DIRECTIONS →
Write the entries below out again exactly; any picture in them stays out.

(Recorded data)
▼▼▼
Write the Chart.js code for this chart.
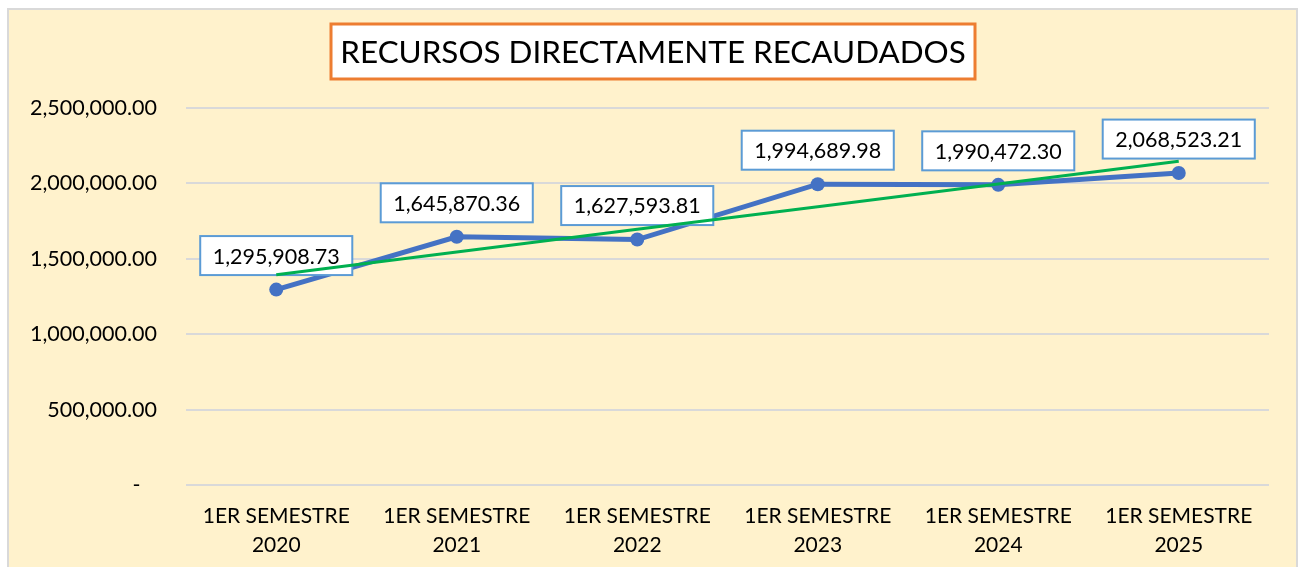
<!DOCTYPE html>
<html>
<head>
<meta charset="utf-8">
<script src="https://cdn.jsdelivr.net/npm/chart.js@4.4.1/dist/chart.umd.min.js"></script>
<style>
body { margin: 0; background: #fff; }
#Chart { position: absolute; left: 7px; top: 8px; width: 1287px; height: 570px;
         border: 2px solid #D9D9D9; background: #FFF2CC; }
#myChart { display: block; }
</style>
</head>
<body>
<div id="Chart"><canvas id="myChart" width="1287" height="557"></canvas></div>
<script>
const labels = [
    ['1ER SEMESTRE', '2020'],
    ['1ER SEMESTRE', '2021'],
    ['1ER SEMESTRE', '2022'],
    ['1ER SEMESTRE', '2023'],
    ['1ER SEMESTRE', '2024'],
    ['1ER SEMESTRE', '2025']
];
const recursos = [1295908.73, 1645870.36, 1627593.81, 1994689.98, 1990472.30, 2068523.21];

// linear trendline (least squares), like Excel's
const n = recursos.length;
const mx = (n + 1) / 2;
const my = recursos.reduce((a, b) => a + b, 0) / n;
let sxy = 0, sxx = 0;
recursos.forEach((y, i) => { sxy += (i + 1 - mx) * (y - my); sxx += (i + 1 - mx) ** 2; });
const slope = sxy / sxx;
const tendencia = recursos.map((y, i) => my + slope * (i + 1 - mx));

const fmt = v => v.toLocaleString('en-US', { minimumFractionDigits: 2, maximumFractionDigits: 2 });
const FONT = 'Lato, "Open Sans", sans-serif';

const titleBox = {
    id: 'titleBox',
    beforeDatasetsDraw(chart) {
        const ctx = chart.ctx;
        const txt = 'RECURSOS DIRECTAMENTE RECAUDADOS';
        ctx.save();
        ctx.font = '32px ' + FONT;
        const size = 32 * 626 / ctx.measureText(txt).width;
        ctx.fillStyle = '#fff';
        ctx.fillRect(322, 14, 644, 55);
        ctx.strokeStyle = '#ED7D31';
        ctx.lineWidth = 3;
        ctx.strokeRect(322, 14, 644, 55);
        ctx.font = size.toFixed(1) + 'px ' + FONT;
        ctx.fillStyle = '#000';
        ctx.textAlign = 'center';
        ctx.textBaseline = 'middle';
        ctx.fillText(txt, 644, 43);
        ctx.restore();
    }
};

const labelBoxes = {
    id: 'labelBoxes',
    afterDatasetDraw(chart, args) {
        if (args.index !== 1) return;
        const ctx = chart.ctx;
        ctx.save();
        ctx.font = '21.5px ' + FONT;
        args.meta.data.forEach((pt, i) => {
            const txt = fmt(recursos[i]);
            const w = ctx.measureText(txt).width + 25, h = 39;
            const cx = pt.x, cy = pt.y - 34;
            ctx.fillStyle = '#fff';
            ctx.fillRect(cx - w / 2, cy - h / 2, w, h);
            ctx.strokeStyle = '#5B9BD5';
            ctx.lineWidth = 2;
            ctx.strokeRect(cx - w / 2, cy - h / 2, w, h);
            ctx.fillStyle = '#000';
            ctx.textAlign = 'center';
            ctx.textBaseline = 'middle';
            ctx.fillText(txt, cx, cy + 1);
        });
        ctx.restore();
    }
};

const data = {
    labels: labels,
    datasets: [{
        label: 'Lineal',
        data: tendencia,
        fill: false,
        borderColor: '#00B050',
        borderWidth: 3,
        pointRadius: 0,
        tension: 0
    },
    {
        label: 'Recursos',
        data: recursos,
        fill: false,
        borderColor: '#4472C4',
        backgroundColor: '#4472C4',
        borderWidth: 5,
        pointRadius: 7,
        pointBorderWidth: 0,
        tension: 0
    }]
};

const config = {
    type: 'line',
    data,
    options: {
        responsive: false,
        animation: false,
        layout: { padding: { top: 98, right: 27, left: 0, bottom: 0 } },
        plugins: { legend: { display: false }, tooltip: { enabled: false } },
        scales: {
            x: {
                offset: true,
                grid: { display: false, drawTicks: false },
                border: { display: false },
                ticks: { color: '#000', font: { family: FONT, size: 21, lineHeight: 29 / 21 }, padding: 17, maxRotation: 0 },
                afterFit: s => { s.height = 82; }
            },
            y: {
                min: 0,
                max: 2500000,
                ticks: {
                    stepSize: 500000,
                    color: '#000',
                    padding: 29,
                    font: { family: FONT, size: 21.5 },
                    callback: v => v === 0 ? '-   ' : fmt(v)
                },
                grid: { color: '#D9D9D9', lineWidth: 2, drawTicks: false },
                border: { display: false },
                afterFit: s => { s.width = 177; }
            }
        }
    },
    plugins: [titleBox, labelBoxes]
};

new Chart(document.getElementById('myChart'), config);
</script>
</body>
</html>
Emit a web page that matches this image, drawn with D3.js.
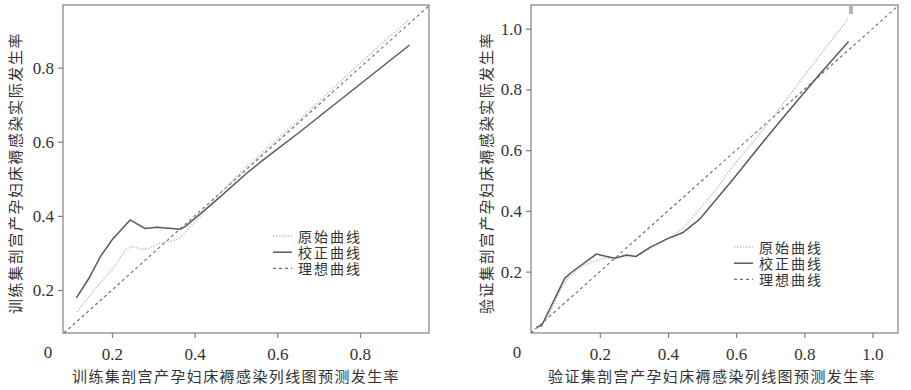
▲▲▲
FINAL RESULT →
Write the Chart.js code for this chart.
<!DOCTYPE html>
<html>
<head>
<meta charset="utf-8">
<script src="https://cdn.jsdelivr.net/npm/chart.js@4.4.1/dist/chart.umd.min.js"></script>
<style>
body { margin: 0; background: #fff; }
#Chart { position: absolute; left: 7px; top: 8px; width: 1287px; height: 570px;
         border: 2px solid #D9D9D9; background: #FFF2CC; }
#myChart { display: block; }
</style>
</head>
<body>
<div id="Chart"><canvas id="myChart" width="1287" height="557"></canvas></div>
<script>
const labels = [
    ['1ER SEMESTRE', '2020'],
    ['1ER SEMESTRE', '2021'],
    ['1ER SEMESTRE', '2022'],
    ['1ER SEMESTRE', '2023'],
    ['1ER SEMESTRE', '2024'],
    ['1ER SEMESTRE', '2025']
];
const recursos = [1295908.73, 1645870.36, 1627593.81, 1994689.98, 1990472.30, 2068523.21];

// linear trendline (least squares), like Excel's
const n = recursos.length;
const mx = (n + 1) / 2;
const my = recursos.reduce((a, b) => a + b, 0) / n;
let sxy = 0, sxx = 0;
recursos.forEach((y, i) => { sxy += (i + 1 - mx) * (y - my); sxx += (i + 1 - mx) ** 2; });
const slope = sxy / sxx;
const tendencia = recursos.map((y, i) => my + slope * (i + 1 - mx));

const fmt = v => v.toLocaleString('en-US', { minimumFractionDigits: 2, maximumFractionDigits: 2 });
const FONT = 'Lato, "Open Sans", sans-serif';

const titleBox = {
    id: 'titleBox',
    beforeDatasetsDraw(chart) {
        const ctx = chart.ctx;
        const txt = 'RECURSOS DIRECTAMENTE RECAUDADOS';
        ctx.save();
        ctx.font = '32px ' + FONT;
        const size = 32 * 626 / ctx.measureText(txt).width;
        ctx.fillStyle = '#fff';
        ctx.fillRect(322, 14, 644, 55);
        ctx.strokeStyle = '#ED7D31';
        ctx.lineWidth = 3;
        ctx.strokeRect(322, 14, 644, 55);
        ctx.font = size.toFixed(1) + 'px ' + FONT;
        ctx.fillStyle = '#000';
        ctx.textAlign = 'center';
        ctx.textBaseline = 'middle';
        ctx.fillText(txt, 644, 43);
        ctx.restore();
    }
};

const labelBoxes = {
    id: 'labelBoxes',
    afterDatasetDraw(chart, args) {
        if (args.index !== 1) return;
        const ctx = chart.ctx;
        ctx.save();
        ctx.font = '21.5px ' + FONT;
        args.meta.data.forEach((pt, i) => {
            const txt = fmt(recursos[i]);
            const w = ctx.measureText(txt).width + 25, h = 39;
            const cx = pt.x, cy = pt.y - 34;
            ctx.fillStyle = '#fff';
            ctx.fillRect(cx - w / 2, cy - h / 2, w, h);
            ctx.strokeStyle = '#5B9BD5';
            ctx.lineWidth = 2;
            ctx.strokeRect(cx - w / 2, cy - h / 2, w, h);
            ctx.fillStyle = '#000';
            ctx.textAlign = 'center';
            ctx.textBaseline = 'middle';
            ctx.fillText(txt, cx, cy + 1);
        });
        ctx.restore();
    }
};

const data = {
    labels: labels,
    datasets: [{
        label: 'Lineal',
        data: tendencia,
        fill: false,
        borderColor: '#00B050',
        borderWidth: 3,
        pointRadius: 0,
        tension: 0
    },
    {
        label: 'Recursos',
        data: recursos,
        fill: false,
        borderColor: '#4472C4',
        backgroundColor: '#4472C4',
        borderWidth: 5,
        pointRadius: 7,
        pointBorderWidth: 0,
        tension: 0
    }]
};

const config = {
    type: 'line',
    data,
    options: {
        responsive: false,
        animation: false,
        layout: { padding: { top: 98, right: 27, left: 0, bottom: 0 } },
        plugins: { legend: { display: false }, tooltip: { enabled: false } },
        scales: {
            x: {
                offset: true,
                grid: { display: false, drawTicks: false },
                border: { display: false },
                ticks: { color: '#000', font: { family: FONT, size: 21, lineHeight: 29 / 21 }, padding: 17, maxRotation: 0 },
                afterFit: s => { s.height = 82; }
            },
            y: {
                min: 0,
                max: 2500000,
                ticks: {
                    stepSize: 500000,
                    color: '#000',
                    padding: 29,
                    font: { family: FONT, size: 21.5 },
                    callback: v => v === 0 ? '-   ' : fmt(v)
                },
                grid: { color: '#D9D9D9', lineWidth: 2, drawTicks: false },
                border: { display: false },
                afterFit: s => { s.width = 177; }
            }
        }
    },
    plugins: [titleBox, labelBoxes]
};

new Chart(document.getElementById('myChart'), config);
</script>
</body>
</html>
Emit a web page that matches this image, drawn with D3.js.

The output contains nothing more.